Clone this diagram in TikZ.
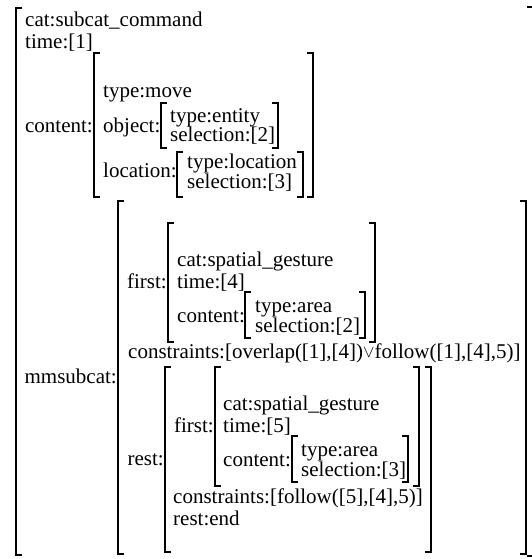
\documentclass[tikz,border=0pt]{standalone}
\usepackage{fontspec}
\setmainfont{Liberation Serif}
\newcommand\LBr[3]{\draw[brk] ({#1+6},#2) -- (#1,#2) -- (#1,#3) -- ({#1+6},#3);}
\newcommand\RBr[3]{\draw[brk] ({#1-6},#2) -- (#1,#2) -- (#1,#3) -- ({#1-6},#3);}
\begin{document}
\begin{tikzpicture}[x=1pt,y=-1pt,
  brk/.style={line width=1.4pt, line cap=butt, line join=miter},
  tx/.style={anchor=base west, inner sep=0pt, font=\fontsize{21}{22}\selectfont},
  lb/.style={anchor=base east, inner sep=0pt, font=\fontsize{21}{22}\selectfont}]
\useasboundingbox[fill=white] (0,0) rectangle (531,559);
% outer
\LBr{16}{8}{555}
\draw[brk] (527,7) -- (533,7) -- (533,556) -- (527,556);
\node[tx] (cat) at (25,27) {cat:subcat\_command};
\node[tx] (time) at (25,49) {time:[1]};
% content
\node[lb] (contentL) at (93,132) {content:};
\LBr{94}{53}{197} \RBr{313}{53}{197}
\node[tx] (type) at (103,98) {type:move};
\node[tx] (objL) at (103,132) {object:};
\LBr{161}{103}{148} \RBr{278}{103}{148}
\node[tx] (objT) at (170,122) {type:entity};
\node[tx] (objS) at (170,142) {selection:[2]};
\node[tx] (locL) at (103,177) {location:};
\LBr{177}{152}{197} \RBr{303}{152}{197}
\node[tx] (locT) at (187,168) {type:location};
\node[tx] (locS) at (187,188) {selection:[3]};
% mmsubcat
\node[lb] (mmL) at (117,383) {mmsubcat:};
\LBr{118}{201}{554} \RBr{526}{201}{554}
\node[lb] (f1L) at (167,288) {first:};
\LBr{168}{223}{342} \RBr{375}{223}{342}
\node[tx] (f1cat) at (177,266) {cat:spatial\_gesture};
\node[tx] (f1time) at (177,288) {time:[4]};
\node[tx] (f1cL) at (177,322) {content:};
\LBr{245}{292}{338} \RBr{365}{292}{338}
\node[tx] (f1cT) at (255,312) {type:area};
\node[tx] (f1cS) at (255,332) {selection:[2]};
\node[tx] (con1) at (128,358) {constraints:[overlap([1],[4])\raisebox{0.5pt}{\fontsize{17}{17}\selectfont$\vee$}follow([1],[4],5)]};
% rest
\node[lb] (restL) at (164,465) {rest:};
\LBr{165}{367}{552} \RBr{431}{367}{552}
\node[lb] (f2L) at (214,432) {first:};
\LBr{215}{367}{486} \RBr{419}{367}{486}
\node[tx] (f2cat) at (223,410) {cat:spatial\_gesture};
\node[tx] (f2time) at (223,432) {time:[5]};
\node[tx] (f2cL) at (223,466) {content:};
\LBr{292}{436}{482} \RBr{408}{436}{482}
\node[tx] (f2cT) at (301,456) {type:area};
\node[tx] (f2cS) at (301,476) {selection:[3]};
\node[tx] (con2) at (173,503) {constraints:[follow([5],[4],5)]};
\node[tx] (rend) at (173,525) {rest:end};
\end{tikzpicture}
\end{document}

++++++++++

Work to complete
Pictures in the data above should not be copied; transcribe everything else exactly.

Task response
Clone this diagram in TikZ.
\documentclass[tikz,border=0pt]{standalone}
\usepackage{fontspec}
\setmainfont{Liberation Serif}
\newcommand\LBr[3]{\draw[brk] ({#1+6},#2) -- (#1,#2) -- (#1,#3) -- ({#1+6},#3);}
\newcommand\RBr[3]{\draw[brk] ({#1-6},#2) -- (#1,#2) -- (#1,#3) -- ({#1-6},#3);}
\begin{document}
\begin{tikzpicture}[x=1pt,y=-1pt,
  brk/.style={line width=1.4pt, line cap=butt, line join=miter},
  tx/.style={anchor=base west, inner sep=0pt, font=\fontsize{21}{22}\selectfont},
  lb/.style={anchor=base east, inner sep=0pt, font=\fontsize{21}{22}\selectfont}]
\useasboundingbox[fill=white] (0,0) rectangle (531,559);
% outer
\LBr{16}{8}{555}
\draw[brk] (527,7) -- (533,7) -- (533,556) -- (527,556);
\node[tx] (cat) at (25,27) {cat:subcat\_command};
\node[tx] (time) at (25,49) {time:[1]};
% content
\node[lb] (contentL) at (93,132) {content:};
\LBr{94}{53}{197} \RBr{313}{53}{197}
\node[tx] (type) at (103,98) {type:move};
\node[tx] (objL) at (103,132) {object:};
\LBr{161}{103}{148} \RBr{278}{103}{148}
\node[tx] (objT) at (170,122) {type:entity};
\node[tx] (objS) at (170,142) {selection:[2]};
\node[tx] (locL) at (103,177) {location:};
\LBr{177}{152}{197} \RBr{303}{152}{197}
\node[tx] (locT) at (187,168) {type:location};
\node[tx] (locS) at (187,188) {selection:[3]};
% mmsubcat
\node[lb] (mmL) at (117,383) {mmsubcat:};
\LBr{118}{201}{554} \RBr{526}{201}{554}
\node[lb] (f1L) at (167,288) {first:};
\LBr{168}{223}{342} \RBr{375}{223}{342}
\node[tx] (f1cat) at (177,266) {cat:spatial\_gesture};
\node[tx] (f1time) at (177,288) {time:[4]};
\node[tx] (f1cL) at (177,322) {content:};
\LBr{245}{292}{338} \RBr{365}{292}{338}
\node[tx] (f1cT) at (255,312) {type:area};
\node[tx] (f1cS) at (255,332) {selection:[2]};
\node[tx] (con1) at (128,358) {constraints:[overlap([1],[4])\raisebox{0.5pt}{\fontsize{17}{17}\selectfont$\vee$}follow([1],[4],5)]};
% rest
\node[lb] (restL) at (164,465) {rest:};
\LBr{165}{367}{552} \RBr{431}{367}{552}
\node[lb] (f2L) at (214,432) {first:};
\LBr{215}{367}{486} \RBr{419}{367}{486}
\node[tx] (f2cat) at (223,410) {cat:spatial\_gesture};
\node[tx] (f2time) at (223,432) {time:[5]};
\node[tx] (f2cL) at (223,466) {content:};
\LBr{292}{436}{482} \RBr{408}{436}{482}
\node[tx] (f2cT) at (301,456) {type:area};
\node[tx] (f2cS) at (301,476) {selection:[3]};
\node[tx] (con2) at (173,503) {constraints:[follow([5],[4],5)]};
\node[tx] (rend) at (173,525) {rest:end};
\end{tikzpicture}
\end{document}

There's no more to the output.